— Start DATASET EXTRACT —
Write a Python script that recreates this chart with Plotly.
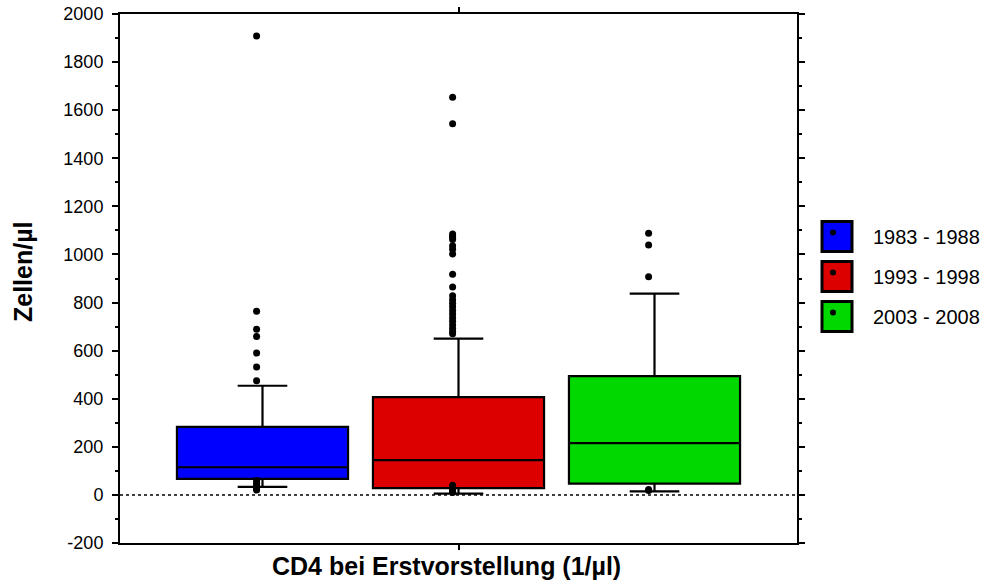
import plotly.graph_objects as go

# ---- data ----
groups = ["1983 - 1988", "1993 - 1998", "2003 - 2008"]
colors = ["#0000ff", "#dd0000", "#00d800"]
q1 = [67, 28, 47]
median = [115, 145, 215]
q3 = [283, 407, 494]
lowerfence = [33, 5, 15]
upperfence = [454, 650, 837]
outliers_1 = [1909, 764, 689, 659, 590, 532, 475, 60, 50, 42, 35, 26, 20]
outliers_2 = [1654, 1544, 1085, 1078, 1070, 1062, 1036, 1022, 1002, 918, 865,
              828, 812, 797, 782, 767, 752, 737, 722, 707, 692, 680, 670,
              40, 30, 22, 15, 10]
outliers_3 = [1088, 1039, 907, 23, 18]
outliers = [outliers_1, outliers_2, outliers_3]

y_ticks = list(range(-200, 2001, 200))
y_tick_labels = [str(v) for v in y_ticks]

# ---- layout geometry (pixels) ----
W, H = 989, 584
L, R, T, B = 120, 797, 14, 543
FONT = "Liberation Sans, Arial, sans-serif"

def px_x(px):
    return (px - L) / (R - L)

def px_y(py):
    return (B - py) / (B - T)

fig = go.Figure()

for i, g in enumerate(groups):
    fig.add_trace(go.Box(
        x=[i], q1=[q1[i]], median=[median[i]], q3=[q3[i]],
        lowerfence=[lowerfence[i]], upperfence=[upperfence[i]],
        fillcolor=colors[i], line=dict(color="black", width=2.2),
        width=0.873, whiskerwidth=0.29, boxpoints=False,
        name=g, showlegend=False, hoverinfo="skip",
    ))
    fig.add_trace(go.Scatter(
        x=[i - 0.03] * len(outliers[i]), y=outliers[i], mode="markers",
        marker=dict(color="black", size=7, symbol="circle"),
        showlegend=False, hoverinfo="skip",
    ))

shapes = [dict(type="line", xref="paper", yref="y", x0=0, x1=1, y0=0, y1=0,
               line=dict(color="black", width=1.5, dash="dot"), layer="below")]
annotations = []

leg_cx = 837
leg_cy = [236.5, 276.5, 316.5]
for i, g in enumerate(groups):
    shapes.append(dict(type="rect", xref="paper", yref="paper",
                       xsizemode="pixel", ysizemode="pixel",
                       xanchor=px_x(leg_cx), yanchor=px_y(leg_cy[i]),
                       x0=-15, x1=15, y0=-15, y1=15,
                       fillcolor=colors[i], line=dict(color="black", width=3)))
    shapes.append(dict(type="circle", xref="paper", yref="paper",
                       xsizemode="pixel", ysizemode="pixel",
                       xanchor=px_x(leg_cx), yanchor=px_y(leg_cy[i]),
                       x0=-7, x1=-1, y0=1, y1=7,
                       fillcolor="black", line=dict(color="black", width=0)))
    annotations.append(dict(text=g, xref="paper", yref="paper",
                            x=px_x(871), y=px_y(leg_cy[i]), xanchor="left",
                            yanchor="middle", showarrow=False,
                            font=dict(family=FONT, size=20, color="black")))

annotations.append(dict(text="<b>Zellen/µl</b>", xref="paper", yref="paper",
                        x=px_x(23), y=px_y(272), textangle=-90, showarrow=False,
                        xanchor="center", yanchor="middle",
                        font=dict(family=FONT, size=25, color="black")))
annotations.append(dict(text="<b>CD4 bei Erstvorstellung (1/µl)</b>", xref="paper", yref="paper",
                        x=px_x(446), y=px_y(566), showarrow=False,
                        xanchor="center", yanchor="middle",
                        font=dict(family=FONT, size=25, color="black")))

fig.update_layout(
    width=W, height=H,
    margin=dict(l=L, r=W - R, t=T, b=H - B, pad=0, autoexpand=False),
    paper_bgcolor="white", plot_bgcolor="white",
    shapes=shapes, annotations=annotations,
    font=dict(family=FONT, size=18, color="black"),
    xaxis=dict(range=[-0.727, 2.727], tickvals=[1], ticktext=[""],
               ticks="outside", ticklen=5, tickwidth=1.5, tickcolor="black",
               showline=True, linecolor="black", linewidth=2, mirror="ticks",
               showgrid=False, zeroline=False, automargin=False),
    yaxis=dict(range=[-200, 2000], tickvals=y_ticks, ticktext=y_tick_labels,
               ticks="outside", ticklen=6, tickwidth=1.5, tickcolor="black",
               minor=dict(dtick=100, ticks="outside", ticklen=3, tickwidth=1.5, tickcolor="black"),
               showline=True, linecolor="black", linewidth=2, mirror="ticks",
               showgrid=False, zeroline=False, ticklabelstandoff=5, automargin=False,
               tickfont=dict(family=FONT, size=18, color="black")),
)

fig.write_html("out.html", config={"displayModeBar": False},
               post_script="document.body.style.margin='0px';")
— End DATASET EXTRACT —
Without the pictures, write out the whole listing above exactly as it appears.

▸ **EXPECTED ANSWER**
Write a Python script that recreates this chart with Plotly.
import plotly.graph_objects as go

# ---- data ----
groups = ["1983 - 1988", "1993 - 1998", "2003 - 2008"]
colors = ["#0000ff", "#dd0000", "#00d800"]
q1 = [67, 28, 47]
median = [115, 145, 215]
q3 = [283, 407, 494]
lowerfence = [33, 5, 15]
upperfence = [454, 650, 837]
outliers_1 = [1909, 764, 689, 659, 590, 532, 475, 60, 50, 42, 35, 26, 20]
outliers_2 = [1654, 1544, 1085, 1078, 1070, 1062, 1036, 1022, 1002, 918, 865,
              828, 812, 797, 782, 767, 752, 737, 722, 707, 692, 680, 670,
              40, 30, 22, 15, 10]
outliers_3 = [1088, 1039, 907, 23, 18]
outliers = [outliers_1, outliers_2, outliers_3]

y_ticks = list(range(-200, 2001, 200))
y_tick_labels = [str(v) for v in y_ticks]

# ---- layout geometry (pixels) ----
W, H = 989, 584
L, R, T, B = 120, 797, 14, 543
FONT = "Liberation Sans, Arial, sans-serif"

def px_x(px):
    return (px - L) / (R - L)

def px_y(py):
    return (B - py) / (B - T)

fig = go.Figure()

for i, g in enumerate(groups):
    fig.add_trace(go.Box(
        x=[i], q1=[q1[i]], median=[median[i]], q3=[q3[i]],
        lowerfence=[lowerfence[i]], upperfence=[upperfence[i]],
        fillcolor=colors[i], line=dict(color="black", width=2.2),
        width=0.873, whiskerwidth=0.29, boxpoints=False,
        name=g, showlegend=False, hoverinfo="skip",
    ))
    fig.add_trace(go.Scatter(
        x=[i - 0.03] * len(outliers[i]), y=outliers[i], mode="markers",
        marker=dict(color="black", size=7, symbol="circle"),
        showlegend=False, hoverinfo="skip",
    ))

shapes = [dict(type="line", xref="paper", yref="y", x0=0, x1=1, y0=0, y1=0,
               line=dict(color="black", width=1.5, dash="dot"), layer="below")]
annotations = []

leg_cx = 837
leg_cy = [236.5, 276.5, 316.5]
for i, g in enumerate(groups):
    shapes.append(dict(type="rect", xref="paper", yref="paper",
                       xsizemode="pixel", ysizemode="pixel",
                       xanchor=px_x(leg_cx), yanchor=px_y(leg_cy[i]),
                       x0=-15, x1=15, y0=-15, y1=15,
                       fillcolor=colors[i], line=dict(color="black", width=3)))
    shapes.append(dict(type="circle", xref="paper", yref="paper",
                       xsizemode="pixel", ysizemode="pixel",
                       xanchor=px_x(leg_cx), yanchor=px_y(leg_cy[i]),
                       x0=-7, x1=-1, y0=1, y1=7,
                       fillcolor="black", line=dict(color="black", width=0)))
    annotations.append(dict(text=g, xref="paper", yref="paper",
                            x=px_x(871), y=px_y(leg_cy[i]), xanchor="left",
                            yanchor="middle", showarrow=False,
                            font=dict(family=FONT, size=20, color="black")))

annotations.append(dict(text="<b>Zellen/µl</b>", xref="paper", yref="paper",
                        x=px_x(23), y=px_y(272), textangle=-90, showarrow=False,
                        xanchor="center", yanchor="middle",
                        font=dict(family=FONT, size=25, color="black")))
annotations.append(dict(text="<b>CD4 bei Erstvorstellung (1/µl)</b>", xref="paper", yref="paper",
                        x=px_x(446), y=px_y(566), showarrow=False,
                        xanchor="center", yanchor="middle",
                        font=dict(family=FONT, size=25, color="black")))

fig.update_layout(
    width=W, height=H,
    margin=dict(l=L, r=W - R, t=T, b=H - B, pad=0, autoexpand=False),
    paper_bgcolor="white", plot_bgcolor="white",
    shapes=shapes, annotations=annotations,
    font=dict(family=FONT, size=18, color="black"),
    xaxis=dict(range=[-0.727, 2.727], tickvals=[1], ticktext=[""],
               ticks="outside", ticklen=5, tickwidth=1.5, tickcolor="black",
               showline=True, linecolor="black", linewidth=2, mirror="ticks",
               showgrid=False, zeroline=False, automargin=False),
    yaxis=dict(range=[-200, 2000], tickvals=y_ticks, ticktext=y_tick_labels,
               ticks="outside", ticklen=6, tickwidth=1.5, tickcolor="black",
               minor=dict(dtick=100, ticks="outside", ticklen=3, tickwidth=1.5, tickcolor="black"),
               showline=True, linecolor="black", linewidth=2, mirror="ticks",
               showgrid=False, zeroline=False, ticklabelstandoff=5, automargin=False,
               tickfont=dict(family=FONT, size=18, color="black")),
)

fig.write_html("out.html", config={"displayModeBar": False},
               post_script="document.body.style.margin='0px';")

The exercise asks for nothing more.